* EXERCISE PROMPT *
Reproduce the material in full, unchanged.

──────

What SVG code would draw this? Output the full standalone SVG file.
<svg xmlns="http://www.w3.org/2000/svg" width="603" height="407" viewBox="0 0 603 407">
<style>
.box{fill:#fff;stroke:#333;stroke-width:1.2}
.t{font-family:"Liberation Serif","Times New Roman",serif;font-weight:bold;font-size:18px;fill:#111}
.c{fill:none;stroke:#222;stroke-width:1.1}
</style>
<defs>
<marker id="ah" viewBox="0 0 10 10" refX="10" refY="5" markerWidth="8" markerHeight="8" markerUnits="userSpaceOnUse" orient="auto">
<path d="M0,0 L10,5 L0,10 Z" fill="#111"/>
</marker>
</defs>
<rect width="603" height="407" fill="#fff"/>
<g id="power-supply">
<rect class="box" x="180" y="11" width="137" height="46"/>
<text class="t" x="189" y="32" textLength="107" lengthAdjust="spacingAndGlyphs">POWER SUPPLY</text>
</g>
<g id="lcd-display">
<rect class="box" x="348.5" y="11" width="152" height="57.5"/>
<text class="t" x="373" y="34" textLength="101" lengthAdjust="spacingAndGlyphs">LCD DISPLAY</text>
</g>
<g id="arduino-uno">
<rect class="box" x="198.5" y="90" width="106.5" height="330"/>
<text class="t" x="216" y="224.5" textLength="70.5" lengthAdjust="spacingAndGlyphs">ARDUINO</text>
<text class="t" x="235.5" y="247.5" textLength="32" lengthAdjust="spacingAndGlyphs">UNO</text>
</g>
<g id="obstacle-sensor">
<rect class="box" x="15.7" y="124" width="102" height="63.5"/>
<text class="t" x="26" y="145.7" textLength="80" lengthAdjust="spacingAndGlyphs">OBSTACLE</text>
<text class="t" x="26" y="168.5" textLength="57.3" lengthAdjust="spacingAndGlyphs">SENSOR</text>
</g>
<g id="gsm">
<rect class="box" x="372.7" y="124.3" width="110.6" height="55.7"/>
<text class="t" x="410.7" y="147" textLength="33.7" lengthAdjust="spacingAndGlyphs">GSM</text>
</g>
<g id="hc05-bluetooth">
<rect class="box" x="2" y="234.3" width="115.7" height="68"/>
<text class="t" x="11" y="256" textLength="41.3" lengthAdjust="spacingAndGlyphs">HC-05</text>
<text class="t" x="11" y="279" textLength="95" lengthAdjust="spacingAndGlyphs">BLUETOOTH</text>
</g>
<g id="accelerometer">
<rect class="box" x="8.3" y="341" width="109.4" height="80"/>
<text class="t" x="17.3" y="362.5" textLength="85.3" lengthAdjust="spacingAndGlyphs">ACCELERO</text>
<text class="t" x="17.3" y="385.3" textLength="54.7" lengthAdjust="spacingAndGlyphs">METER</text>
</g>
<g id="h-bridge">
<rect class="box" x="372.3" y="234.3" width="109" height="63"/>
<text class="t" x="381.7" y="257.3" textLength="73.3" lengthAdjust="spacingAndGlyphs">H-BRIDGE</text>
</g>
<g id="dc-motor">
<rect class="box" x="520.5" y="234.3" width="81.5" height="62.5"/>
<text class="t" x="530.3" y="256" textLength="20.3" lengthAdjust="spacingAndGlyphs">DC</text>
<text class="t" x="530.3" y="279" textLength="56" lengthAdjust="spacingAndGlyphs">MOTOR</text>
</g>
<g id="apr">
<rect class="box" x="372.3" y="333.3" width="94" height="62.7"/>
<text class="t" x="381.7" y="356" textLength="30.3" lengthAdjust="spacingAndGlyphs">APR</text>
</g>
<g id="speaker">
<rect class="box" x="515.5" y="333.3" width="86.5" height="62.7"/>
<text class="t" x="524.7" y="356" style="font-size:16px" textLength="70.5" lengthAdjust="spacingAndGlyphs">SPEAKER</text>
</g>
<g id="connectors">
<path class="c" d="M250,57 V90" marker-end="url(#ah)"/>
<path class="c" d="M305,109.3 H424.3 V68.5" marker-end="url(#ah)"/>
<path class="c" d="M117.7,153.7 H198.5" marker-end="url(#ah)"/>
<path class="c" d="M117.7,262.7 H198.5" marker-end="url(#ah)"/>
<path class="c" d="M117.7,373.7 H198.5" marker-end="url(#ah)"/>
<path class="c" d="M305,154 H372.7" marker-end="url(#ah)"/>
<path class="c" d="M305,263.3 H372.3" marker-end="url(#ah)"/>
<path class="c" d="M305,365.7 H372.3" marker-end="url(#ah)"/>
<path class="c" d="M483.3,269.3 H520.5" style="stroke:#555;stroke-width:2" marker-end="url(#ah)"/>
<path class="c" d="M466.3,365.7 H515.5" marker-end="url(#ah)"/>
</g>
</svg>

──────

* EXPECTED ANSWER *
What SVG code would draw this? Output the full standalone SVG file.
<svg xmlns="http://www.w3.org/2000/svg" width="603" height="407" viewBox="0 0 603 407">
<style>
.box{fill:#fff;stroke:#333;stroke-width:1.2}
.t{font-family:"Liberation Serif","Times New Roman",serif;font-weight:bold;font-size:18px;fill:#111}
.c{fill:none;stroke:#222;stroke-width:1.1}
</style>
<defs>
<marker id="ah" viewBox="0 0 10 10" refX="10" refY="5" markerWidth="8" markerHeight="8" markerUnits="userSpaceOnUse" orient="auto">
<path d="M0,0 L10,5 L0,10 Z" fill="#111"/>
</marker>
</defs>
<rect width="603" height="407" fill="#fff"/>
<g id="power-supply">
<rect class="box" x="180" y="11" width="137" height="46"/>
<text class="t" x="189" y="32" textLength="107" lengthAdjust="spacingAndGlyphs">POWER SUPPLY</text>
</g>
<g id="lcd-display">
<rect class="box" x="348.5" y="11" width="152" height="57.5"/>
<text class="t" x="373" y="34" textLength="101" lengthAdjust="spacingAndGlyphs">LCD DISPLAY</text>
</g>
<g id="arduino-uno">
<rect class="box" x="198.5" y="90" width="106.5" height="330"/>
<text class="t" x="216" y="224.5" textLength="70.5" lengthAdjust="spacingAndGlyphs">ARDUINO</text>
<text class="t" x="235.5" y="247.5" textLength="32" lengthAdjust="spacingAndGlyphs">UNO</text>
</g>
<g id="obstacle-sensor">
<rect class="box" x="15.7" y="124" width="102" height="63.5"/>
<text class="t" x="26" y="145.7" textLength="80" lengthAdjust="spacingAndGlyphs">OBSTACLE</text>
<text class="t" x="26" y="168.5" textLength="57.3" lengthAdjust="spacingAndGlyphs">SENSOR</text>
</g>
<g id="gsm">
<rect class="box" x="372.7" y="124.3" width="110.6" height="55.7"/>
<text class="t" x="410.7" y="147" textLength="33.7" lengthAdjust="spacingAndGlyphs">GSM</text>
</g>
<g id="hc05-bluetooth">
<rect class="box" x="2" y="234.3" width="115.7" height="68"/>
<text class="t" x="11" y="256" textLength="41.3" lengthAdjust="spacingAndGlyphs">HC-05</text>
<text class="t" x="11" y="279" textLength="95" lengthAdjust="spacingAndGlyphs">BLUETOOTH</text>
</g>
<g id="accelerometer">
<rect class="box" x="8.3" y="341" width="109.4" height="80"/>
<text class="t" x="17.3" y="362.5" textLength="85.3" lengthAdjust="spacingAndGlyphs">ACCELERO</text>
<text class="t" x="17.3" y="385.3" textLength="54.7" lengthAdjust="spacingAndGlyphs">METER</text>
</g>
<g id="h-bridge">
<rect class="box" x="372.3" y="234.3" width="109" height="63"/>
<text class="t" x="381.7" y="257.3" textLength="73.3" lengthAdjust="spacingAndGlyphs">H-BRIDGE</text>
</g>
<g id="dc-motor">
<rect class="box" x="520.5" y="234.3" width="81.5" height="62.5"/>
<text class="t" x="530.3" y="256" textLength="20.3" lengthAdjust="spacingAndGlyphs">DC</text>
<text class="t" x="530.3" y="279" textLength="56" lengthAdjust="spacingAndGlyphs">MOTOR</text>
</g>
<g id="apr">
<rect class="box" x="372.3" y="333.3" width="94" height="62.7"/>
<text class="t" x="381.7" y="356" textLength="30.3" lengthAdjust="spacingAndGlyphs">APR</text>
</g>
<g id="speaker">
<rect class="box" x="515.5" y="333.3" width="86.5" height="62.7"/>
<text class="t" x="524.7" y="356" style="font-size:16px" textLength="70.5" lengthAdjust="spacingAndGlyphs">SPEAKER</text>
</g>
<g id="connectors">
<path class="c" d="M250,57 V90" marker-end="url(#ah)"/>
<path class="c" d="M305,109.3 H424.3 V68.5" marker-end="url(#ah)"/>
<path class="c" d="M117.7,153.7 H198.5" marker-end="url(#ah)"/>
<path class="c" d="M117.7,262.7 H198.5" marker-end="url(#ah)"/>
<path class="c" d="M117.7,373.7 H198.5" marker-end="url(#ah)"/>
<path class="c" d="M305,154 H372.7" marker-end="url(#ah)"/>
<path class="c" d="M305,263.3 H372.3" marker-end="url(#ah)"/>
<path class="c" d="M305,365.7 H372.3" marker-end="url(#ah)"/>
<path class="c" d="M483.3,269.3 H520.5" style="stroke:#555;stroke-width:2" marker-end="url(#ah)"/>
<path class="c" d="M466.3,365.7 H515.5" marker-end="url(#ah)"/>
</g>
</svg>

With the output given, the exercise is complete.